= Cover to Cover (1965 TV program) =

Cover to Cover is an educational program broadcast on public television in the United States and Canada from the 1960s to the 1990s. Its host, John Robbins, would introduce young readers to one or two books, then draw scenes as a portion of the book was read. Robbins would then encourage his viewers to find the book in question and read the rest of the story. The program was also known by several other titles, always following the same general format.

==Format==
At the beginning of each segment, the genial Robbins, a former elementary school teacher, would introduce a book, generally aimed at readers aged nine to twelve, corresponding to grades 4, 5, and 6 in the United States. Robbins or another narrator would then read an episode from the book, while the camera would shift to film of Robbins illustrating a scene from the passage being read. Using colored pencils, Robbins would bring the story to life for the viewer; as the picture was completed, the passage being read would generally end with a cliffhanger.
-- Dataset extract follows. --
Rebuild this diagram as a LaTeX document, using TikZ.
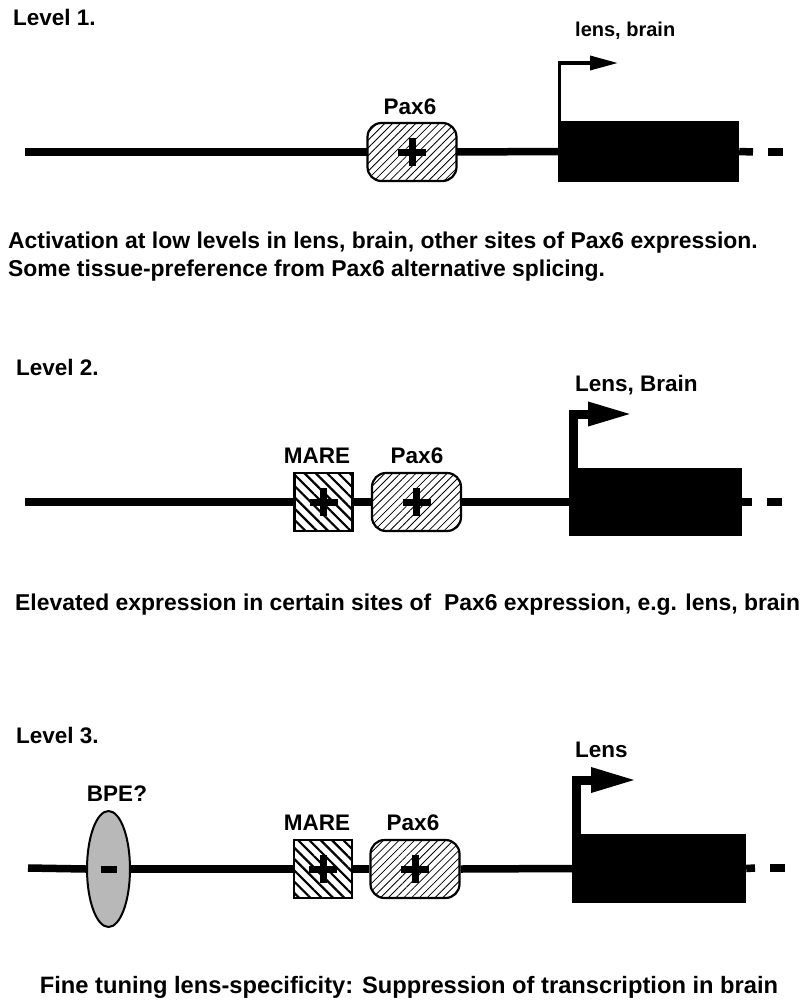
\documentclass[tikz,border=0pt]{standalone}
\usepackage{fontspec}
\setmainfont{Liberation Sans}
\usetikzlibrary{arrows.meta,patterns.meta,shapes.geometric,positioning}

\tikzset{
  lbl/.style={font=\fontsize{22.5}{27}\selectfont\bfseries,inner sep=0pt},
  smlbl/.style={font=\fontsize{20}{24}\selectfont\bfseries,inner sep=0pt},
  txt/.style={font=\fontsize{22.9}{27}\selectfont\bfseries,inner sep=0pt},
  dna/.style={line width=7.5pt},
  gene/.style={fill=black,draw=none,inner sep=0pt},
  paxbox/.style={draw,line width=2.2pt,rounded corners=14pt,inner sep=0pt,
    minimum width=89pt,minimum height=58pt,
    pattern={Lines[angle=45,distance=5.5pt,line width=0.8pt]}},
  marebox/.style={draw,line width=2.2pt,inner sep=0pt,
    minimum width=58pt,minimum height=58pt,
    pattern={Lines[angle=-45,distance=8pt,line width=2.2pt]}},
  bpebox/.style={ellipse,draw,line width=2pt,fill=black!28,inner sep=0pt,
    minimum width=43pt,minimum height=116pt},
  tss/.style={line width=9pt,-{Triangle[length=45pt,width=22pt]}},
}
\newcommand{\plusat}[1]{%
  \draw[line width=7pt] ([xshift=-14pt]#1.center) -- ([xshift=14pt]#1.center);
  \draw[line width=7pt] ([yshift=-14pt]#1.center) -- ([yshift=14pt]#1.center);}

\begin{document}
\begin{tikzpicture}[x=1pt,y=-1pt]
	\useasboundingbox (0,0) rectangle (800,1006);

	%LEVEL 1
	\node[lbl,anchor=base west] (lev1) at (13,26) {Level 1.};
	\node[gene,minimum width=181pt,minimum height=61pt] (g1) at (648.5,151.5) {};
	\node[paxbox] (pax1) at (412,152) {};
	\node[lbl,anchor=base] (paxl1) at (410,115) {Pax6};
	\coordinate (s1) at (25,152);
	\coordinate (e1) at (753,152);
	\coordinate (d1a) at (768,152);
	\coordinate (d1b) at (783,152);
	\draw[dna] (s1) -- (pax1.west);
	\draw[dna] (pax1.east) -- (g1.west);
	\draw[dna] (g1.east) -- (e1);
	\draw[dna] (d1a) -- (d1b); %dash
	\plusat{pax1}
	\coordinate (t1) at (618,63);
	\draw[line width=3.5pt,-{Triangle[length=28pt,width=14pt]}] ([xshift=1.75pt]g1.north west) |- (t1);
	\node[smlbl,anchor=base west] (tis1) at (575,37) {lens, brain};
	\node[txt,anchor=base west] (txt1a) at (8,248) {Activation at low levels in lens, brain, other sites of Pax6 expression.};
	\node[txt,anchor=base west] (txt1b) at (8,276) {Some tissue-preference from Pax6 alternative splicing.};

	%LEVEL 2
	\node[lbl,anchor=base west] (lev2) at (16,375) {Level 2.};
	\node[gene,minimum width=173pt,minimum height=68pt] (g2) at (655.5,502) {};
	\node[marebox] (mare2) at (323.5,502) {};
	\node[paxbox] (pax2) at (416.5,502) {};
	\node[lbl,anchor=base] (marel2) at (317,463) {MARE};
	\node[lbl,anchor=base] (paxl2) at (417,463) {Pax6};
	\coordinate (s2) at (25,502);
	\coordinate (e2) at (752,502);
	\coordinate (d2a) at (767,502);
	\coordinate (d2b) at (782,502);
	\draw[dna] (s2) -- (mare2.west);
	\draw[dna] (mare2.east) -- (pax2.west);
	\draw[dna] (pax2.east) -- (g2.west);
	\draw[dna] (g2.east) -- (e2);
	\draw[dna] (d2a) -- (d2b); %dash
	\plusat{mare2}
	\plusat{pax2}
	\coordinate (t2) at (633,414);
	\draw[tss] ([xshift=4.5pt]g2.north west) |- (t2);
	\node[lbl,anchor=base west] (tis2) at (575,391) {Lens, Brain};
	\node[txt,anchor=base west] (txt2) at (15,610) {Elevated expression in certain sites of \ Pax6 expression, e.g. lens, brain};

	%LEVEL 3
	\node[lbl,anchor=base west] (lev3) at (16,743) {Level 3.};
	\node[gene,minimum width=174pt,minimum height=69pt] (g3) at (659,868.5) {};
	\node[bpebox] (bpe3) at (108.5,869) {};
	\node[marebox] (mare3) at (323,869) {};
	\node[paxbox] (pax3) at (415,869) {};
	\node[lbl,anchor=base] (bpel3) at (117,801) {BPE?};
	\node[lbl,anchor=base] (marel3) at (317,830) {MARE};
	\node[lbl,anchor=base] (paxl3) at (413,830) {Pax6};
	\coordinate (s3) at (28,868);
	\coordinate (e3) at (755,868);
	\coordinate (d3a) at (770,868);
	\coordinate (d3b) at (785,868);
	\draw[dna] (s3) -- (bpe3.west);
	\draw[dna] (bpe3.east) -- (mare3.west);
	\draw[dna] (mare3.east) -- (pax3.west);
	\draw[dna] (pax3.east) -- (g3.west);
	\draw[dna] (g3.east) -- (e3);
	\draw[dna] (d3a) -- (d3b); %dash
	\draw[line width=7pt] ([xshift=-8pt]bpe3.center) -- ([xshift=8pt]bpe3.center); %minus
	\plusat{mare3}
	\plusat{pax3}
	\coordinate (t3) at (637,780);
	\draw[tss,-{Triangle[length=46pt,width=23pt]}] ([xshift=5pt]g3.north west) |- (t3);
	\node[lbl,anchor=base west] (tis3) at (575,757) {Lens};
	\node[txt,anchor=base,font=\fontsize{23.7}{28}\selectfont\bfseries] (txt3) at (409,993) {Fine tuning lens-specificity: Suppression of transcription in brain};
\end{tikzpicture}
\end{document}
Other illustrations, including watercolor paintings, were provided by artists such as Jeanne Turner and Gloria Kamen. At the end of each program, Robbins would encourage the viewer to find the book at a library and read the rest of the story.

Some programs featured a single book, while others profiled two books, and two illustrations from shorter passages. Millions of schoolchildren were first exposed to great books, as well as art and illustration, through Robbins' work. Many of the books were Newbery Medal winners. Among the books profiled over the years were: Little House in the Big Woods, Call It Courage, Misty of Chincoteague, Caddie Woodlawn, A Bear Called Paddington, The Witch of Blackbird Pond, Island of the Blue Dolphins, The Cricket in Times Square, A Wrinkle in Time, The Mouse and the Motorcycle, A Wizard of Earthsea, Sounder, The Toothpaste Millionaire, The Dark is Rising, Bridge to Terabithia, and Tuck Everlasting. Narrators included Paul Lally and Jane Symons.

==Production==
The first version of Cover to Cover was a locally produced program airing in Washington, D.C., where Robbins lived, in 1965. Two years later, a group in Bloomington, Indiana, decided to produce the program for national distribution. Ray Gladfelter served as the producer for this and subsequent series. In 1973, Gladfelter's company, the "Instructional Television Cooperative" (ITVC) assumed production, and the first color episodes were filmed. Subsequent series were produced by Gladfelter's company, which was renamed "Children's Television International" (CTI) in 1979. Although the same format was used, the title changed frequently, and the program was variously known as The Book Bird, Storybound, and Readit. Later productions used variations of the original title: Books from Cover to Cover, More Books from Cover to Cover, and Read on: Cover to Cover. The last series was produced in 1996.

All of these programs were produced under the auspices of the Greater Washington Educational Television Association, or WETA. They were distributed on public television stations throughout the United States and Canada, and were a fixture of children's programming blocks on PBS for many years.